» Aim of the task: State only the number of lines that contain the string "with".

» Supplied material:

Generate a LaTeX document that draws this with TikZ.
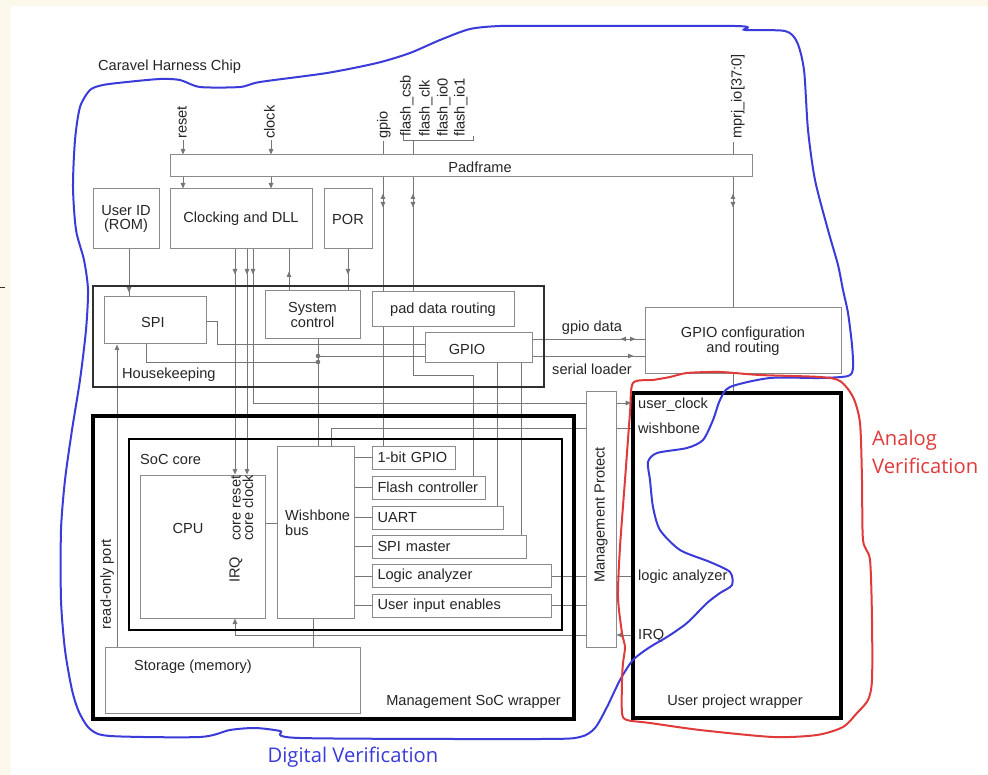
\documentclass[tikz,border=0pt]{standalone}
\usepackage{fontspec}
\setmainfont{Liberation Sans}
\newfontfamily\annotfont{Open Sans}
\usetikzlibrary{arrows.meta,decorations.markings}
\pgfdeclarelayer{bglayer}
\pgfdeclarelayer{wires}
\pgfsetlayers{bglayer,wires,main}
\definecolor{cream}{HTML}{FDF8EC}
\definecolor{ln}{HTML}{767676}
\definecolor{bx}{HTML}{8A8A8A}
\definecolor{hkc}{HTML}{303030}
\definecolor{txt}{HTML}{262626}
\definecolor{hblue}{HTML}{3B3BDA}
\definecolor{hred}{HTML}{E03A3A}
\newcommand\mainsize{\fontsize{14.6pt}{14.8pt}\selectfont}
\begin{document}
\begin{tikzpicture}[x=1pt,y=-1pt,
  >={Triangle[length=5.5pt,width=4.5pt]},
  every node/.style={font=\mainsize, text=txt},
  conn/.style={color=ln, line width=0.9pt},
  box/.style={draw=bx, fill=white, line width=1pt, inner sep=0pt, align=center},
  pbox/.style={box, anchor=west, align=left, inner xsep=5pt, inner ysep=0pt, minimum height=23pt},
  hkbox/.style={draw=hkc, line width=1.6pt, inner sep=0pt},
  corebox/.style={draw=black, line width=2pt, inner sep=0pt},
  wrapbox/.style={draw=black, line width=3.6pt, inner sep=0pt},
  lbl/.style={inner sep=0pt},
  vlbl/.style={inner sep=0pt, rotate=90, anchor=mid west},
  mat/.style={decoration={markings,mark=at position #1 with {\arrow{>}}},postaction=decorate},
  matr/.style={decoration={markings,mark=at position #1 with {\arrowreversed{>}}},postaction=decorate},
  bidir/.style={decoration={markings,mark=at position 16pt with {\arrowreversed{>}},mark=at position 30pt with {\arrow{>}}},postaction=decorate},
]
\useasboundingbox (0,0) rectangle (988,775);
\begin{pgfonlayer}{bglayer}
  \fill[cream] (0,0) rectangle (988,775);
  \fill[white] (11,6) rectangle (988,775);
  \draw[hkc, line width=0.8pt] (0,287) -- (5,287);
\end{pgfonlayer}

% ---------- top labels ----------
\node[lbl, anchor=west] (caravel) at (98,67) {Caravel Harness Chip};
\node[vlbl] (lreset) at (184,139) {reset};
\node[vlbl] (lclock) at (272,139) {clock};
\node[vlbl] (lgpio) at (385,139) {gpio};
\node[vlbl] (lfcsb) at (408,137) {flash\_csb};
\node[vlbl] (lfclk) at (427,137) {flash\_clk};
\node[vlbl] (lfio0) at (445,137) {flash\_io0};
\node[vlbl] (lfio1) at (462,137) {flash\_io1};
\node[vlbl] (lmprj) at (739,139) {mprj\_io[37:0]};

% ---------- boxes ----------
\node[box, minimum width=582pt, minimum height=22pt] (pad) at (461,166) {};
\node[lbl] (padlbl) at (480,167) {Padframe};
\node[box, minimum width=66pt, minimum height=60pt] (uid) at (126,219) {User ID\\(ROM)};
\node[box, minimum width=142pt, minimum height=60pt] (clk) at (241,219) {Clocking and DLL};
\node[box, minimum width=48pt, minimum height=60pt] (por) at (348,219) {POR};

\node[hkbox, minimum width=451pt, minimum height=101pt] (hk) at (318.5,336.5) {};
\node[lbl, anchor=west] (hklbl) at (122,375) {Housekeeping};
\node[box, minimum width=102pt, minimum height=47pt] (spi) at (155,320.5) {};
\node[lbl] (spilbl) at (153,322) {SPI};
\node[box, minimum width=95pt, minimum height=48pt] (sysctl) at (312.5,315) {System\\control};
\node[box, minimum width=142pt, minimum height=35pt] (pdr) at (443,309.5) {pad data routing};
\node[box, minimum width=107pt, minimum height=30pt] (gpio) at (478.5,348) {};
\node[lbl] (gpiolbl) at (467,349) {GPIO};
\node[box, minimum width=196pt, minimum height=66pt] (gpiocfg) at (743,341) {GPIO configuration\\and routing};
\node[lbl] (gdlbl) at (592,328) {gpio data};
\node[lbl] (sllbl) at (592,369) {serial loader};

\node[wrapbox, minimum width=481pt, minimum height=303pt] (wrap) at (333.5,567.5) {};
\node[lbl, anchor=east] (wraplbl) at (561,702) {Management SoC wrapper};
\node[corebox, minimum width=433pt, minimum height=191pt] (core) at (345.5,534.5) {};
\node[lbl, anchor=west] (corelbl) at (140,459) {SoC core};
\node[box, minimum width=125pt, minimum height=143pt] (cpu) at (202.5,546.5) {};
\node[lbl] (cpulbl) at (188,528) {CPU};
\node[lbl, rotate=90] (crst) at (236,508) {core reset};
\node[lbl, rotate=90] (cclk) at (248,508) {core clock};
\node[lbl, rotate=90] (cirq) at (236,570) {IRQ};
\node[box, minimum width=77pt, minimum height=172pt] (wb) at (315.5,532) {};
\node[lbl, anchor=west, align=left] (wblbl) at (285,523) {Wishbone\\bus};

\node[pbox, text width=73pt] (gpio1) at (372,457.5) {1-bit GPIO};
\node[pbox, text width=103pt] (flash) at (372,487.5) {Flash controller};
\node[pbox, text width=121pt] (uart) at (372,517.5) {UART};
\node[pbox, text width=144pt] (spim) at (372,546.5) {SPI master};
\node[pbox, text width=169pt] (la) at (372,576) {Logic analyzer};
\node[pbox, text width=169pt] (uie) at (372,605.5) {User input enables};

\node[box, minimum width=255pt, minimum height=66pt] (st) at (232.5,680) {};
\node[lbl, anchor=west] (stlbl) at (134,667) {Storage (memory)};
\node[lbl, rotate=90] (rop) at (107,584) {read-only port};

\node[box, minimum width=30pt, minimum height=255pt] (mprot) at (601,519.5) {};
\node[lbl, rotate=90] (mplbl) at (601,515) {Management Protect};

\node[wrapbox, minimum width=208pt, minimum height=325pt] (upw) at (737,555.5) {};
\node[lbl] (upwlbl) at (735,702) {User project wrapper};
\node[lbl, anchor=west] (uclbl) at (638,405) {user\_clock};
\node[lbl, anchor=west] (wbslbl) at (638,428) {wishbone};
\node[lbl, anchor=west] (lalbl) at (638,577) {logic analyzer};
\node[lbl, anchor=west] (irqlbl) at (638,636) {IRQ};

% ---------- coordinates ----------
\coordinate (rs) at (183,140);
\coordinate (ck) at (271,140);
\coordinate (gp) at (383,141);
\coordinate (fl) at (413,140);
\coordinate (mpio) at (733,142);
\coordinate (fj1) at (413,375);
\coordinate (fj2) at (473,375);
\coordinate (ui) at (129,0);
\coordinate (c1) at (235,0);
\coordinate (c2) at (247,0);
\coordinate (c3) at (253,0);
\coordinate (ucy) at (253,403);
\coordinate (sc) at (289,0);
\coordinate (pr) at (348,0);
\coordinate (sx) at (318,0);
\coordinate (dot1) at (318,356);
\coordinate (dot2) at (318,362);
\coordinate (sr1) at (217,321);
\coordinate (sr2) at (217,344);
\coordinate (sb) at (146,362);
\coordinate (gd) at (0,339);
\coordinate (sl) at (0,356);
\coordinate (gu) at (497,0);
\coordinate (gs) at (521,0);
\coordinate (wbx) at (331,428);
\coordinate (irq) at (235,635);
\coordinate (ws) at (313,0);
\coordinate (ro) at (117,0);
\coordinate (cw) at (0,523);

% ---------- connectors ----------
\begin{pgfonlayer}{wires}
\draw[conn] (403,136) -- (403,140) -- (473,140) -- (473,136);
\draw[conn,->] (rs) -- (rs |- pad.north);
\draw[conn,->] (rs |- pad.south) -- (rs |- clk.north);
\draw[conn,->] (ck) -- (ck |- pad.north);
\draw[conn,->] (ck |- pad.south) -- (ck |- clk.north);
\draw[conn] (gp) -- (gp |- pad.north);
\draw[conn,bidir] (gp |- pad.south) -- (gp |- gpio1.north);
\draw[conn] (fl) -- (fl |- pad.north);
\draw[conn,bidir] (fl |- pad.south) -- (fj1) -- (fj2) -- (fj2 |- flash.north);
\draw[conn] (mpio) -- (mpio |- pad.north);
\draw[conn,bidir] (mpio |- pad.south) -- (mpio |- gpiocfg.north);
\draw[conn] (mpio |- gpiocfg.south) -- (mpio |- upw.north);

\draw[conn,mat=43pt] (ui |- uid.south) -- (ui |- spi.north);
\draw[conn,->,mat=25pt] (c1 |- clk.south) -- (c1 |- cpu.north);
\draw[conn,->,mat=25pt] (c2 |- clk.south) -- (c2 |- cpu.north);
\draw[conn,mat=25pt] (c3 |- clk.south) -- (ucy) -- (ucy -| mprot.west);
\draw[conn,->] (ucy -| mprot.east) -- (ucy -| upw.west);
\draw[conn,mat=19pt] (sc |- sysctl.north) -- (sc |- clk.south);
\draw[conn,mat=25pt] (pr |- por.south) -- (pr |- sysctl.north);

\draw[conn] (sx |- sysctl.south) -- (sx |- wb.north);
\draw[conn] (spi.east |- sr1) -- (sr1) -- (sr2) -- (sr2 -| gpio.west);
\draw[conn] (sb |- spi.south) -- (sb) -- (dot2);
\draw[conn] (dot1) -- (dot1 -| gpio.west);
\fill[ln] (dot1) circle[radius=2.3pt];
\fill[ln] (dot2) circle[radius=2.3pt];

\draw[conn,decoration={markings,mark=at position 88pt with {\arrowreversed{>}},mark=at position 103pt with {\arrow{>}}},postaction=decorate] (gd -| gpio.east) -- (gd -| gpiocfg.west);
\draw[conn,mat=101pt] (sl -| gpio.east) -- (sl -| gpiocfg.west);
\draw[conn] (gu |- gpio.south) -- (gu |- uart.north);
\draw[conn] (gs |- gpio.south) -- (gs |- spim.north);

\draw[conn] (wbx -| mprot.west) -- (wbx) -- (wbx |- wb.north);
\draw[conn] (wbx -| mprot.east) -- (wbx -| upw.west);
\draw[conn] (la.east) -- (la.east -| mprot.west);
\draw[conn] (la.east -| mprot.east) -- (la.east -| upw.west);
\draw[conn] (uie.east) -- (uie.east -| mprot.west);
\draw[conn,->] (irq -| upw.west) -- (irq -| mprot.east);
\draw[conn,->] (irq -| mprot.west) -- (irq) -- (irq |- cpu.south);
\draw[conn] (ws |- wb.south) -- (ws |- st.north);
\draw[conn,->] (ro |- st.north) -- (ro |- spi.south);
\draw[conn] (cw -| cpu.east) -- (cw -| wb.west);
\foreach \p in {gpio1,flash,uart,spim,la,uie}
  \draw[conn] (\p.west -| wb.east) -- (\p.west);
\end{pgfonlayer}

% ---------- hand-drawn outlines ----------
\draw[hblue, line width=2pt] plot[smooth cycle, tension=0.45] coordinates {
(73,187) (75,140) (80,107) (90,90) (103,85) (127,82) (160,79) (180,80) (200,87) (240,87) (260,82)
(327,73) (377,63) (410,53) (440,40) (470,29) (500,26) (540,26) (735,26) (745,30) (785,31)
(797,42) (804,70) (808,130) (815,180) (828,230) (838,265) (843,290) (848,313) (852,345)
(853,368) (848,376) (820,378) (770,378) (730,387) (720,400) (713,420) (703,440) (687,448)
(657,453) (648,462) (650,480) (653,507) (660,530) (680,550) (710,562) (730,572) (732,585)
(720,593) (707,603) (687,623) (667,637) (650,647) (633,660) (620,680) (607,707) (595,728)
(580,737) (540,739) (300,738) (280,731) (255,728) (230,730) (200,737) (110,736) (90,729)
(79,712) (72,690) (65,650) (61,600) (61,530) (65,480) (72,430) (80,380) (86,330) (88,290)
(84,260) (76,230)};
\draw[hred, line width=2pt] plot[smooth cycle, tension=0.45] coordinates {
(633,383) (653,380) (670,377) (687,373) (720,372) (760,375) (820,377) (840,381) (853,397)
(860,423) (862,480) (863,540) (870,560) (872,620) (872,680) (868,700) (857,713) (843,727)
(817,735) (773,737) (700,730) (650,723) (627,720) (622,713) (622,680) (623,663) (625,647)
(622,633) (618,597) (620,547) (625,480) (630,413)};
\node[lbl, anchor=west, text=hred, font=\annotfont\fontsize{20.2pt}{28pt}\selectfont, align=left] (analog) at (872,452) {Analog\\Verification};
\node[lbl, text=hblue, font=\annotfont\fontsize{20.2pt}{24pt}\selectfont] (digital) at (353,757) {Digital Verification};
\end{tikzpicture}
\end{document}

» Response: 5